These two articles are very interesting, especially when you compare them. Action - hypothesis: Americanism is Puritanism in our time, and as such it sees the US as the new Israel. This is a valuable idea. Only a puritan mind calls for a "war" on things like drugs or terror. I don't like those things either but the word "war" seems more than a little hyperbolic.

If Americanism is the end-stage of political Puritanism, which in turn was the yearning to live in contact with God as a citizen of God’s new Israel, what is its creed?

The idea of an “American creed” has been around for a long time. Huntington lists its elements as “liberty, equality, democracy, individualism, human rights, the rule of law, and private property.” I prefer a different formulation: a conceptual triangle in which one fundamental fact creates two premises that create three conclusions.

The fundamental fact: the Bible is God’s word. Two premises: first, every member of the American community has his own individual dignity, insofar as he deals individually with God; second, the community has a divine mission to all mankind. Three conclusions: every human being everywhere is entitled to freedom, equality, and democracy.

In the American creed, both premises and all three conclusions refer back to the Bible, especially the Hebrew Bible. Americans have defined the “community” of the premises more and more broadly over the years, until it has grown to encompass the whole population of adult citizens—thus bringing the premises gradually into line with the universal conclusions. Today there is pressure to define the community more broadly still, so that it includes (for example) illegal as well as legal residents.

Freedom, equality, democracy: the Declaration held these truths to be self-evident, but “self-evident” they were certainly not. Otherwise, America would hardly have been the first nation in history to be built on this foundation. Deriving all three from the Bible, theologians of Americanism understood these doctrines not as philosophical ideas but as the word of God. Hence the fervor and passion with which Americans believe their creed. Americans, virtually alone in the world, insist that freedom, equality, and democracy are right not only for France and Spain but for Afghanistan and Iraq.

Reaction: Anti semitism is back in a big way and American puritanism is the new whipping boy for everyone who is too proud to look in the mirror during the light of day. It's so much easier to blame someone else.

On both sides of the English Channel, left-wing intellectuals are creating new alliances to promote anti-Semitism and anti-Americanism in the guise of radical politics. This revived and virulent outbreak of an old disease, anti-Semitism, should alarm anyone concerned with the two regions of greatest importance to the United States today, Europe and the Middle East.

What's different about this new outbreak is that it's not only afflicting the usual suspects on the right: neo-Nazis, skinheads, and ultra-nationalists. Rather, it features an unholy marriage of the discredited old European left and the disaffected Islamist militants in Europe's diaspora of 17 million Muslims. It is also tethered to rising anti-Americanism, adding to its potency and making it a double danger to Western values.

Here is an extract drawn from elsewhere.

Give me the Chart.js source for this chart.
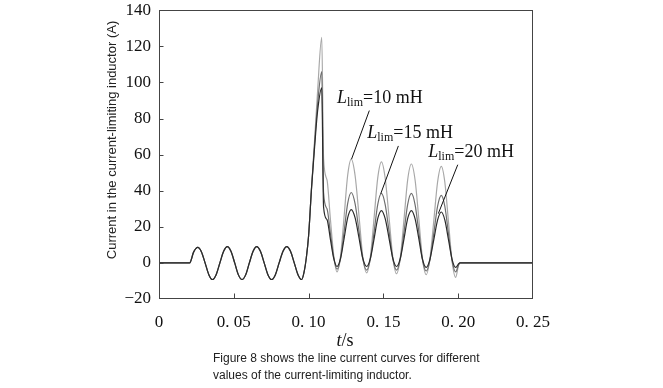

If anti semitism is indeed back, texts from before world war two will be especially valuable reading today. Through them we could see how it looked and sounded before Nazi Germany. From where we sit it is hard to take anything the Nazis said seriously and it is just as hard to see how anyone did. But the rhetoric at anti globalization rallies and anti Israel rallies is starting to sound eerily familiar - denunciations of America, of capitalism, and globalization often seem to be just shy of a good ol pogrom.

This is a very worrying tend and attempting to know it and deal with it now would be wise. John Ray's new blog on the antisemitism of Marx and Engels is a good place to start.